### Task prompt
Go through the material and write it all out exactly, minus the pictures.
** start Entries provided **
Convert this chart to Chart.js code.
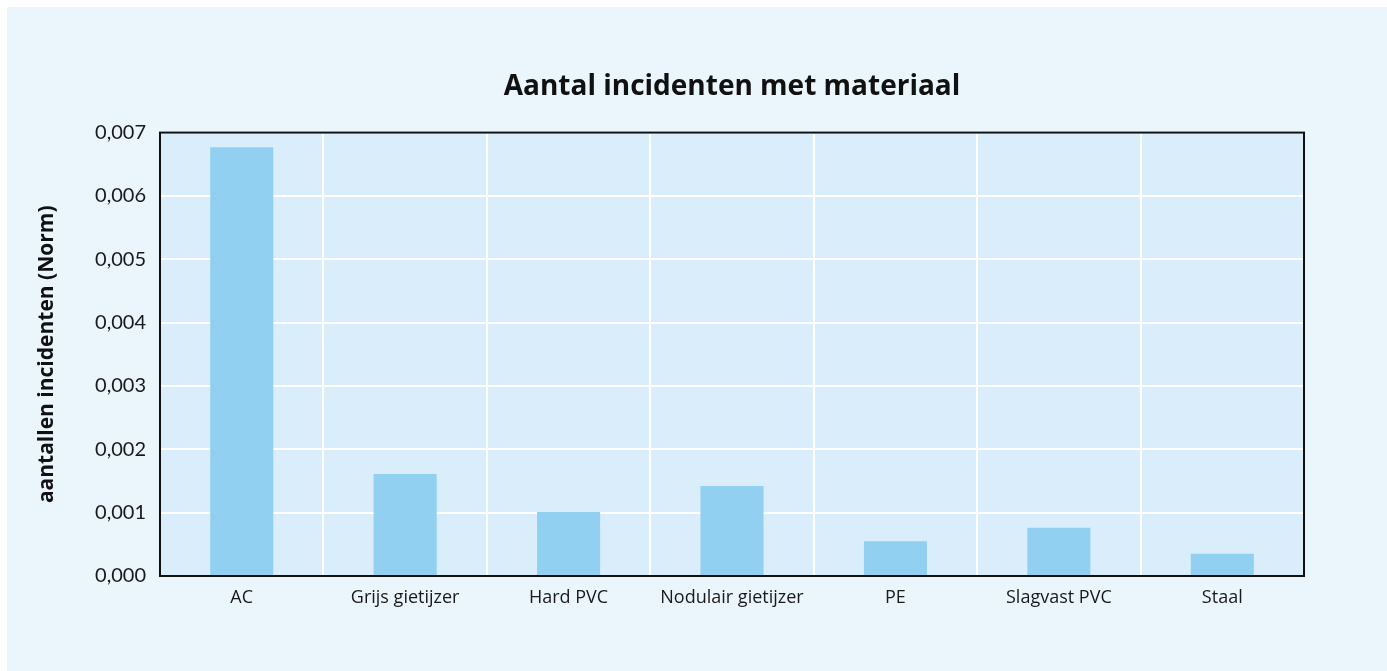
<!DOCTYPE html>
<html>
<head>
<meta charset="utf-8">
<script src="https://cdn.jsdelivr.net/npm/chart.js@4/dist/chart.umd.min.js"></script>
<style>
  html, body { margin: 0; padding: 0; background: #ffffff; }
  #wrap { position: absolute; left: 7px; top: 7px; width: 1380px; height: 664px; background: #EAF5FC; }
  canvas { display: block; }
</style>
</head>
<body>
<div id="wrap"><canvas id="c" width="1380" height="664"></canvas></div>
<script>
const categories = ["AC", "Grijs gietijzer", "Hard PVC", "Nodulair gietijzer", "PE", "Slagvast PVC", "Staal"];
const values = [0.00677, 0.00161, 0.00101, 0.00142, 0.00055, 0.00076, 0.00035];
const yTicks = [0, 0.001, 0.002, 0.003, 0.004, 0.005, 0.006, 0.007];
const titleText = "Aantal incidenten met materiaal";
const yTitle = "aantallen incidenten (Norm)";

const plotDecor = {
  id: 'plotDecor',
  beforeDraw(chart) {
    const { ctx, chartArea: a } = chart;
    ctx.save();
    ctx.fillStyle = '#D9EEFA';
    ctx.fillRect(a.left, a.top, a.right - a.left, a.bottom - a.top);
    ctx.restore();
  },
  afterDatasetsDraw(chart) {
    const { ctx, chartArea: a } = chart;
    ctx.save();
    ctx.strokeStyle = '#111111';
    ctx.lineWidth = 2;
    ctx.strokeRect(a.left, a.top, a.right - a.left, a.bottom - a.top);
    ctx.restore();
  }
};

new Chart(document.getElementById('c'), {
  type: 'bar',
  data: {
    labels: categories,
    datasets: [{
      data: values,
      backgroundColor: '#92D0F2',
      borderWidth: 0,
      barPercentage: 0.386,
      categoryPercentage: 1.0
    }]
  },
  options: {
    responsive: false,
    animation: false,
    layout: { padding: { left: 20, right: 83, top: 0, bottom: 0 } },
    plugins: {
      legend: { display: false },
      tooltip: { enabled: false },
      title: {
        display: true,
        fullSize: false,
        text: titleText,
        color: '#111111',
        font: { family: 'Open Sans', size: 28, weight: 'bold' },
        padding: { top: 63, bottom: 29 }
      }
    },
    scales: {
      x: {
        afterFit(scale) { scale.height = 95; },
        grid: { color: '#ffffff', lineWidth: 2, offset: true, drawTicks: false },
        border: { display: false },
        ticks: { color: '#1a1a1a', font: { family: 'Open Sans', size: 18 }, padding: 11, maxRotation: 0 }
      },
      y: {
        min: 0, max: 0.007,
        afterFit(scale) { scale.width = 133; },
        afterBuildTicks(scale) { scale.ticks = yTicks.map(v => ({ value: v })); },
        grid: { color: '#ffffff', lineWidth: 2, drawTicks: false },
        border: { display: false },
        title: {
          display: true,
          text: yTitle,
          color: '#111111',
          font: { family: 'Open Sans', size: 21, weight: 'bold' },
          padding: { top: 7, bottom: 0 }
        },
        ticks: {
          color: '#1a1a1a',
          font: { family: 'Lato', size: 20 },
          padding: 14,
          callback: v => Number(v).toFixed(3).replace('.', ',')
        }
      }
    }
  },
  plugins: [plotDecor]
});
</script>
</body>
</html>
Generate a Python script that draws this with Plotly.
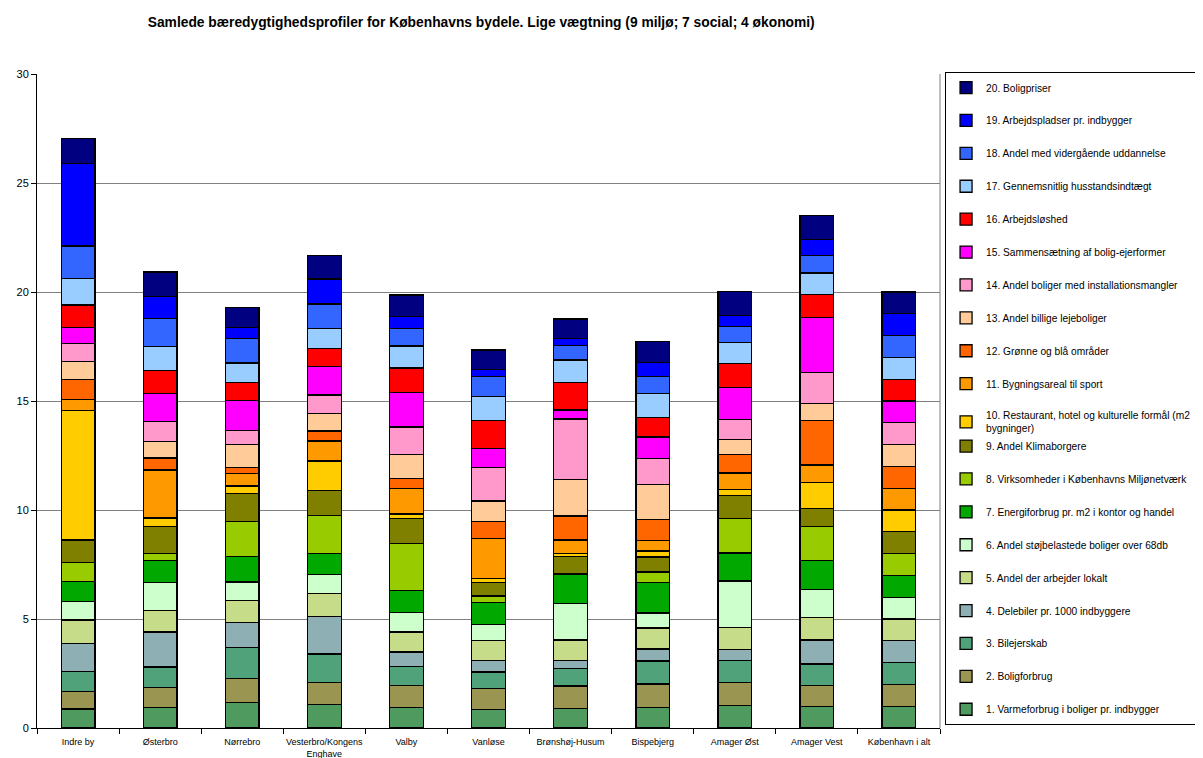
** end Entries provided **
### Written response
Convert this chart to Chart.js code.
<!DOCTYPE html>
<html>
<head>
<meta charset="utf-8">
<script src="https://cdn.jsdelivr.net/npm/chart.js@4/dist/chart.umd.min.js"></script>
<style>
  html, body { margin: 0; padding: 0; background: #ffffff; }
  #wrap { position: absolute; left: 7px; top: 7px; width: 1380px; height: 664px; background: #EAF5FC; }
  canvas { display: block; }
</style>
</head>
<body>
<div id="wrap"><canvas id="c" width="1380" height="664"></canvas></div>
<script>
const categories = ["AC", "Grijs gietijzer", "Hard PVC", "Nodulair gietijzer", "PE", "Slagvast PVC", "Staal"];
const values = [0.00677, 0.00161, 0.00101, 0.00142, 0.00055, 0.00076, 0.00035];
const yTicks = [0, 0.001, 0.002, 0.003, 0.004, 0.005, 0.006, 0.007];
const titleText = "Aantal incidenten met materiaal";
const yTitle = "aantallen incidenten (Norm)";

const plotDecor = {
  id: 'plotDecor',
  beforeDraw(chart) {
    const { ctx, chartArea: a } = chart;
    ctx.save();
    ctx.fillStyle = '#D9EEFA';
    ctx.fillRect(a.left, a.top, a.right - a.left, a.bottom - a.top);
    ctx.restore();
  },
  afterDatasetsDraw(chart) {
    const { ctx, chartArea: a } = chart;
    ctx.save();
    ctx.strokeStyle = '#111111';
    ctx.lineWidth = 2;
    ctx.strokeRect(a.left, a.top, a.right - a.left, a.bottom - a.top);
    ctx.restore();
  }
};

new Chart(document.getElementById('c'), {
  type: 'bar',
  data: {
    labels: categories,
    datasets: [{
      data: values,
      backgroundColor: '#92D0F2',
      borderWidth: 0,
      barPercentage: 0.386,
      categoryPercentage: 1.0
    }]
  },
  options: {
    responsive: false,
    animation: false,
    layout: { padding: { left: 20, right: 83, top: 0, bottom: 0 } },
    plugins: {
      legend: { display: false },
      tooltip: { enabled: false },
      title: {
        display: true,
        fullSize: false,
        text: titleText,
        color: '#111111',
        font: { family: 'Open Sans', size: 28, weight: 'bold' },
        padding: { top: 63, bottom: 29 }
      }
    },
    scales: {
      x: {
        afterFit(scale) { scale.height = 95; },
        grid: { color: '#ffffff', lineWidth: 2, offset: true, drawTicks: false },
        border: { display: false },
        ticks: { color: '#1a1a1a', font: { family: 'Open Sans', size: 18 }, padding: 11, maxRotation: 0 }
      },
      y: {
        min: 0, max: 0.007,
        afterFit(scale) { scale.width = 133; },
        afterBuildTicks(scale) { scale.ticks = yTicks.map(v => ({ value: v })); },
        grid: { color: '#ffffff', lineWidth: 2, drawTicks: false },
        border: { display: false },
        title: {
          display: true,
          text: yTitle,
          color: '#111111',
          font: { family: 'Open Sans', size: 21, weight: 'bold' },
          padding: { top: 7, bottom: 0 }
        },
        ticks: {
          color: '#1a1a1a',
          font: { family: 'Lato', size: 20 },
          padding: 14,
          callback: v => Number(v).toFixed(3).replace('.', ',')
        }
      }
    }
  },
  plugins: [plotDecor]
});
</script>
</body>
</html>
Generate a Python script that draws this with Plotly.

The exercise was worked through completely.